Australia's leading First Nations child advocates are calling on Federal and State Governments to step up and protect children and young people's human rights at a national youth justice conference in Mparntwe (Alice Springs) this week.
Members of the Australian and New Zealand Children's Commissioners Guardians and Advocates First Nations Caucus said in a statement on Tuesday they are "collectively urging governments to finally listen, act, and uphold the rights of the children and young people they are obligated to protect".
The joint statement noted that across the country, "we are witnessing a disturbing erosion of hard-won safeguards – protections grounded in international law – that intended to shield Aboriginal and Torres Strait Islander children from institutional harm".
The advocates noted regressive changes that lower the age of criminal responsibility, increase the likelihood of children being imprisoned, and reduce access to diversionary alternatives "not only breach children's rights, but undermine government commitments to Closing the Gap".
Northern Territory Children's Commissioner Shahleena Musk said: "Aboriginal and Torres Strait Islander children must have their human rights protected, respected and upheld.
"Our children cannot wait any longer for the Government to act on earlier promises to ensure their human rights are protected," she said.
South Australia's Guardian for Children and Young People Shona Reid stressed the need for substantial reform.
"We cannot continue to tinker at the edges while children are being harmed in systems designed to help them. It is not a lack of evidence holding us back - it is a lack of will," she said.
The First Nations Caucus said evidence is unambiguous: the earlier a child is drawn into the justice system, the more likely they are to be criminalised for life.
"The current punitive approach does not rehabilitate - it retraumatises. The cost is borne not only by these children, but by communities already stretched by intergenerational injustice."
The advocates noted that Australian governments - state, federal and territory - are legally bound to uphold and protect the rights of Aboriginal and Torres Strait Islander children through their ratification of the United Nations Convention on the Rights of the Child (UNCRC) and other international instruments.
"These are not symbolic gestures. They are binding commitments. And yet, those commitments ring hollow when Aboriginal and Torres Strait Islander children are left behind or locked away. Aboriginal and Torres Strait Islander children, families and communities continue to contribute to numerous Royal Commissions, inquiries and reports that make tangible recommendations for change."
The First Nations Caucus urged governments across the country to work with communities and leaders alike to implement outstanding recommendations to achieve meaningful outcomes for Aboriginal and Torres Strait Islander children.
"Our children cannot wait any longer," the joint statement said.
First Nations Caucus members called on the federal government to take immediate action and ensure states and territories are held to account to their commitments to national agreements and implement the recommendations made in Help Way Earlier, including: urgently establishing a Minister for Children; protecting children's rights by incorporating the UNCRC into domestic law in Australia through a National Children's Act as well as a Federal Human Rights Act; and establishing a Ministerial Council for Child Wellbeing.

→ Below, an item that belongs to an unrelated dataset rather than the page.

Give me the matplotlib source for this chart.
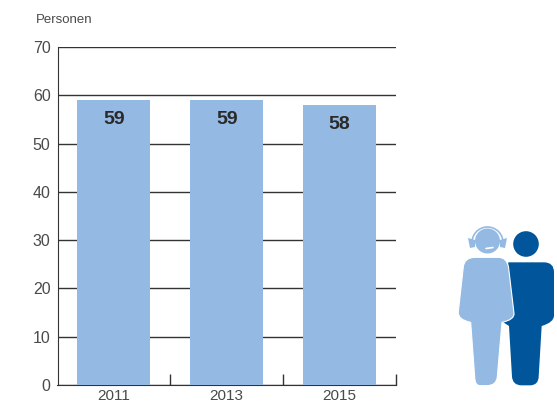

As part of the Justice Reform Initiative's Reintegration Puzzle conference (24 – 26 June) the group will attend a community roundtable on youth justice on Tuesday afternoon to hear directly from community representatives about solutions to the ongoing and unacceptable overrepresentation of Aboriginal and Torres Strait Islander children in the youth justice system.
First Nations Caucus members are urging the government to listen to community, and back evidence based, community-led solutions that keep children connected to their communities, their family and culture.